Separately, Iranian Foreign Minister Amirabdollahian stated a possible change of format at the Vienna Talks. Rather than the current indirect talks through their JCPOA partners, he said that Tehran would consider Washington’s request for direct negotiations if “a good deal” has been reached including the lifting of all US sanctions.
The Ayatollah regime’s top diplomat went on to criticize the E3 nations of France, Germany and the United Kingdom, which have reportedly been more hawkish than their American counterparts, insisting they “have not presented any new, constructive, or progressive innovations during the negotiations. Of course, they have tried within our talks within previous weeks to enter rationally and with a constructive attitude.”
He went on to warn, “Our negotiations are reaching a point where our technical negotiations in the not-so-distant future will reach its saturation point and we must make a political decision.”
In related developments, Malley declared that the US is less likely to return to the JCPOA while “4 innocent Americans are being held hostage by Iran.” During an interview with Reuters, the US Envoy stressed that there has been ongoing indirect “discussions” with Tehran to secure the “release of the hostages.”
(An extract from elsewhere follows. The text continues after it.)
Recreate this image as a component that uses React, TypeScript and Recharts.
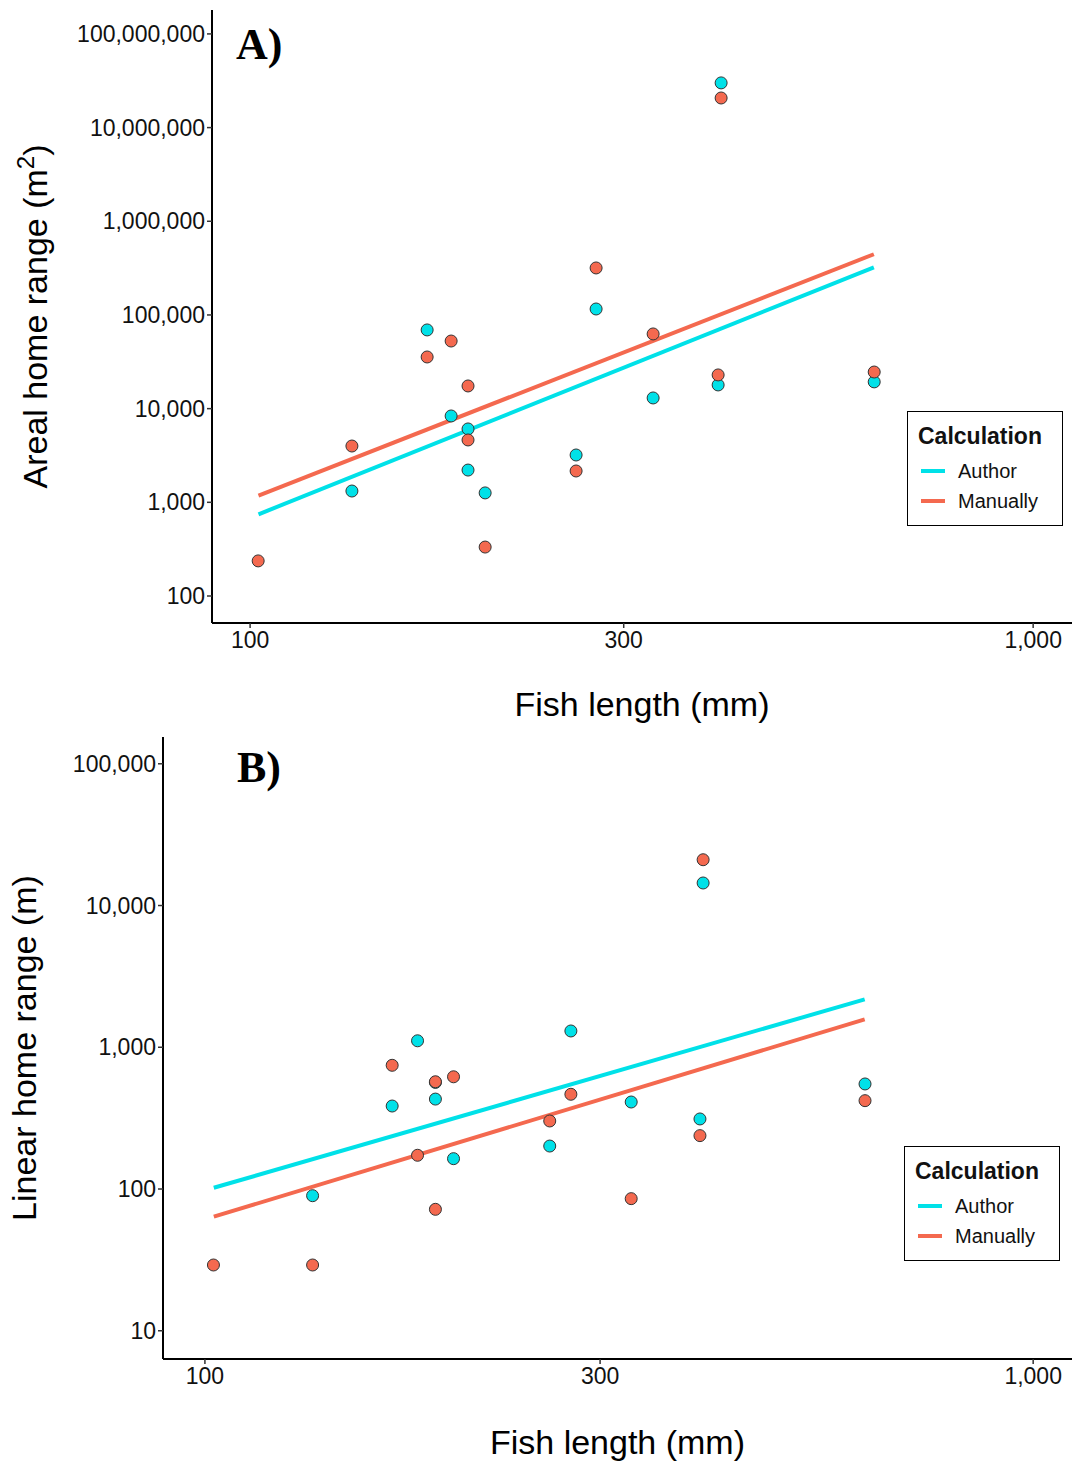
import { ScatterChart, Scatter, XAxis, YAxis, Legend, Customized } from 'recharts';

const FONT = '"Liberation Sans", Arial, Helvetica, sans-serif';
const SERIF = '"Liberation Serif", "Times New Roman", serif';
const AUTHOR = '#00E1E8';
const MANUAL = '#F4694F';

// fish length (mm), one entry per fish
const lengths = [102.4, 134.9, 168.3, 180.6, 189.8, 189.8, 199.6, 260.8, 276.6, 327.1, 399.5, 396, 626.6];

// A) areal home range (m2)
const arealAuthor = [null, 1320, 69200, 8350, 6070, 2210, 1260, 3200, 115800, 13000, 30000000, 17900, 19300];
const arealManual = [237, 3990, 35600, 52700, 17460, 4630, 333, 2160, 317500, 62700, 20700000, 22900, 24600];

// B) linear home range (m)
const linearAuthor = [null, 89.7, 385, 1111, 431, 565, 163.7, 201, 1303, 411, 14420, 312, 551];
const linearManual = [29.1, 29.1, 746, 173, 571, 71.9, 619, 302, 466, 85.5, 21040, 238, 420];

// fitted lines (end points)
const fitLengths = [102.5, 626];
const arealAuthorFit = [745, 322800];
const arealManualFit = [1178, 444600];
const linearAuthorFit = [102, 2177];
const linearManualFit = [63.8, 1574];

const xTicks = [100, 300, 1000];
const arealTicks = [100, 1000, 10000, 100000, 1000000, 10000000, 100000000];
const linearTicks = [10, 100, 1000, 10000, 100000];

const toPts = (xs: number[], ys: (number | null)[]) =>
  xs.map((x, i) => ({ x, y: ys[i] })).filter((p) => p.y != null);

const fmt = (v: number) => v.toLocaleString('en-US');

function Dot(props: any) {
  const { cx, cy, fill } = props;
  if (cx == null || cy == null) return <g />;
  return <circle cx={cx} cy={cy} r={6} fill={fill} stroke="#333" strokeWidth={1} />;
}

const legendColors: Record<string, string> = { Author: AUTHOR, Manually: MANUAL };

function LegendBox() {
  const items = ['Author', 'Manually'];
  return (
    <div
      style={{
        width: 156,
        height: 115,
        boxSizing: 'border-box',
        border: '1.5px solid #000',
        background: '#fff',
        fontFamily: FONT,
        position: 'relative',
        color: '#111',
      }}
    >
      <div style={{ position: 'absolute', left: 10, top: 11, fontSize: 23, fontWeight: 'bold', lineHeight: '26px' }}>
        Calculation
      </div>
      {items.map((name, i) => (
        <div
          key={name}
          style={{ position: 'absolute', left: 13, top: 47 + 30 * i, height: 24, display: 'flex', alignItems: 'center' }}
        >
          <span style={{ display: 'inline-block', width: 24, height: 4, background: legendColors[name] }} />
          <span style={{ marginLeft: 13, fontSize: 20 }}>{name}</span>
        </div>
      ))}
    </div>
  );
}

type PanelProps = {
  height: number;
  top: number;
  yWidth: number;
  xHeight: number;
  xDomain: [number, number];
  yDomain: [number, number];
  yTicks: number[];
  author: (number | null)[];
  manual: (number | null)[];
  authorFit: number[];
  manualFit: number[];
  letter: string;
  letterX: number;
  letterY: number;
  yTitle: React.ReactNode;
  yTitleX: number;
  xTitleY: number;
  legendLeft: number;
  legendTop: number;
};

function Panel(p: PanelProps) {
  const plotLeft = p.yWidth;
  const plotRight = 1072;
  const plotTop = p.top;
  const plotBottom = p.height - p.xHeight;
  const midX = (plotLeft + plotRight) / 2;
  const midY = (plotTop + plotBottom) / 2;
  return (
    <ScatterChart width={1074} height={p.height} margin={{ top: p.top, right: 2, bottom: 0, left: 0 }}>
      <XAxis
        type="number"
        dataKey="x"
        scale="log"
        domain={p.xDomain}
        allowDataOverflow
        ticks={xTicks}
        tickFormatter={fmt}
        height={p.xHeight}
        axisLine={{ stroke: '#000', strokeWidth: 2 }}
        tickLine={{ stroke: '#333', strokeWidth: 1.5 }}
        tickSize={5}
        tickMargin={4}
        tick={{ fontSize: 23, fill: '#111', fontFamily: FONT }}
      />
      <YAxis
        type="number"
        dataKey="y"
        scale="log"
        domain={p.yDomain}
        allowDataOverflow
        ticks={p.yTicks}
        tickFormatter={fmt}
        width={p.yWidth}
        axisLine={{ stroke: '#000', strokeWidth: 2 }}
        tickLine={{ stroke: '#333', strokeWidth: 1.5 }}
        tickSize={5}
        tickMargin={2}
        tick={{ fontSize: 23, fill: '#111', fontFamily: FONT }}
      />
      <Scatter
        data={toPts(fitLengths, p.authorFit)}
        line={{ stroke: AUTHOR, strokeWidth: 4 }}
        shape={() => <g />}
        legendType="none"
        isAnimationActive={false}
      />
      <Scatter
        data={toPts(fitLengths, p.manualFit)}
        line={{ stroke: MANUAL, strokeWidth: 4 }}
        shape={() => <g />}
        legendType="none"
        isAnimationActive={false}
      />
      <Scatter name="Author" data={toPts(lengths, p.author)} fill={AUTHOR} shape={Dot} isAnimationActive={false} />
      <Scatter name="Manually" data={toPts(lengths, p.manual)} fill={MANUAL} shape={Dot} isAnimationActive={false} />
      <Legend
        layout="vertical"
        align="center"
        verticalAlign="middle"
        content={() => <LegendBox />}
        wrapperStyle={{ left: p.legendLeft, top: p.legendTop, width: 156, height: 115 }}
      />
      <Customized
        component={() => (
          <g>
            <text x={p.letterX} y={p.letterY} fontFamily={SERIF} fontWeight="bold" fontSize={44} fill="#000">
              {p.letter}
            </text>
            <text x={midX} y={p.xTitleY} textAnchor="middle" fontFamily={FONT} fontSize={34} fill="#000">
              Fish length (mm)
            </text>
            <text
              x={p.yTitleX}
              y={midY}
              transform={`rotate(-90 ${p.yTitleX} ${midY})`}
              textAnchor="middle"
              fontFamily={FONT}
              fontSize={34}
              fill="#000"
            >
              {p.yTitle}
            </text>
          </g>
        )}
      />
    </ScatterChart>
  );
}

export default function App() {
  return (
    <div style={{ position: 'absolute', left: 0, top: 0, width: 1074, height: 1464, background: '#fff' }}>
      <div style={{ position: 'absolute', left: 0, top: 0 }}>
        <Panel
          height={735}
          top={10}
          yWidth={212}
          xHeight={112}
          xDomain={[89.4, 1121]}
          yDomain={[51.5, 180000000]}
          yTicks={arealTicks}
          author={arealAuthor}
          manual={arealManual}
          authorFit={arealAuthorFit}
          manualFit={arealManualFit}
          letter="A)"
          letterX={236}
          letterY={59}
          yTitle={
            <>
              Areal home range (m
              <tspan baselineShift="super" fontSize={24}>2</tspan>
              <tspan baselineShift="0">)</tspan>
            </>
          }
          yTitleX={47}
          xTitleY={716}
          legendLeft={907}
          legendTop={411}
        />
      </div>
      <div style={{ position: 'absolute', left: 0, top: 720 }}>
        <Panel
          height={744}
          top={17}
          yWidth={163}
          xHeight={105}
          xDomain={[89.0, 1114]}
          yDomain={[6.32, 154500]}
          yTicks={linearTicks}
          author={linearAuthor}
          manual={linearManual}
          authorFit={linearAuthorFit}
          manualFit={linearManualFit}
          letter="B)"
          letterX={237}
          letterY={62}
          yTitle="Linear home range (m)"
          yTitleX={36}
          xTitleY={734}
          legendLeft={904}
          legendTop={426}
        />
      </div>
    </div>
  );
}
US State Department Spokesman Ned Price said Washington’s red line on the hostages “is a point he has made repeatedly before, so this is – should not be news. It also, I can tell you, is not news to the Iranians. They have heard this position indirectly from us before as well. But the Special Envoy also made the point that these issues are operating on separate tracks, and they’re operating on separate tracks for a very simple reason: A mutual return to compliance with the JCPOA is at best an uncertain proposition.”